▶ Record excerpts:
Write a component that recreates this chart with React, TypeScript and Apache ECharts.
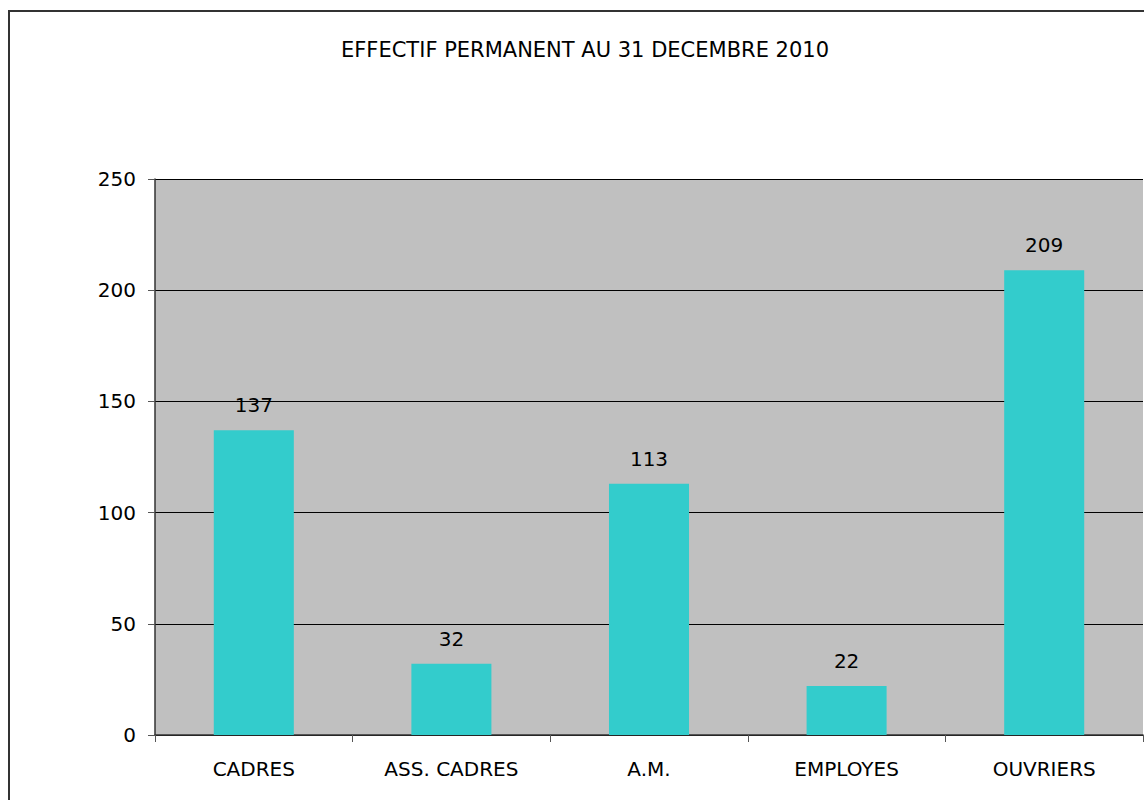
import React, { useEffect, useRef } from "react";
import * as echarts from "echarts";

const categories = ["CADRES", "ASS. CADRES", "A.M.", "EMPLOYES", "OUVRIERS"];
const values = [137, 32, 113, 22, 209];
const title = "EFFECTIF PERMANENT AU 31 DECEMBRE 2010";

export default function App() {
  const ref = useRef<HTMLDivElement>(null);
  useEffect(() => {
    const chart = echarts.init(ref.current!, null, { renderer: "svg" });
    const font = "Tahoma, 'DejaVu Sans', Verdana, sans-serif";
    chart.setOption({
      animation: false,
      backgroundColor: "#ffffff",
      title: {
        text: title,
        left: 580,
        top: 34,
        textAlign: "center",
        textStyle: { fontFamily: font, fontSize: 21, fontWeight: "normal", color: "#000" },
      },
      graphic: [
        {
          type: "rect",
          shape: { x: 9, y: 11, width: 1200, height: 900 },
          style: { fill: "none", stroke: "#333", lineWidth: 2 },
          z: 100,
        },
      ],
      grid: {
        left: 155,
        top: 179,
        right: 1,
        bottom: 65,
        show: true,
        backgroundColor: "#c0c0c0",
        borderColor: "#666",
        borderWidth: 0,
      },
      xAxis: {
        type: "category",
        data: categories,
        axisLine: { lineStyle: { color: "#333", width: 1.5 } },
        axisTick: { show: true, length: 7, lineStyle: { color: "#555" } },
        axisLabel: { fontFamily: font, fontSize: 20, color: "#000", margin: 24, interval: 0 },
      },
      yAxis: {
        type: "value",
        min: 0,
        max: 250,
        interval: 50,
        axisLine: { show: true, lineStyle: { color: "#333", width: 1.5 } },
        axisTick: { show: true, length: 7, lineStyle: { color: "#555" } },
        axisLabel: { fontFamily: font, fontSize: 20, color: "#000", margin: 19 },
        splitLine: { show: true, lineStyle: { color: "#000", width: 1 } },
      },
      series: [
        {
          type: "bar",
          data: values,
          barWidth: "40.5%",
          itemStyle: { color: "#33cccc" },
          label: {
            show: true,
            position: "top",
            distance: 15,
            fontFamily: font,
            fontSize: 20,
            color: "#000",
          },
        },
      ],
    });
    return () => chart.dispose();
  }, []);
  return (
    <div
      ref={ref}
      style={{ position: "absolute", left: 0, top: 0, width: 1144, height: 800 }}
    />
  );
}
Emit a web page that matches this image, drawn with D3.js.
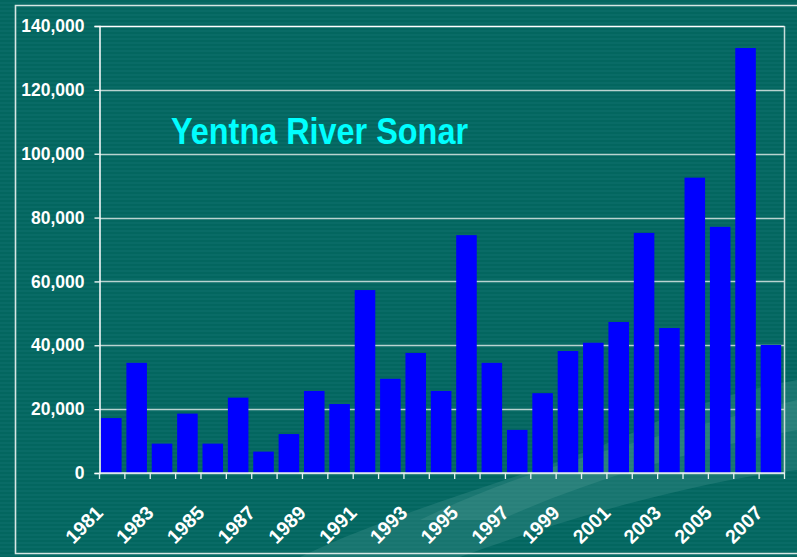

▶ Given instruction: Of all the lines in the entries, how many contain the word "this"? Give only the number.

▶ Task answer: 2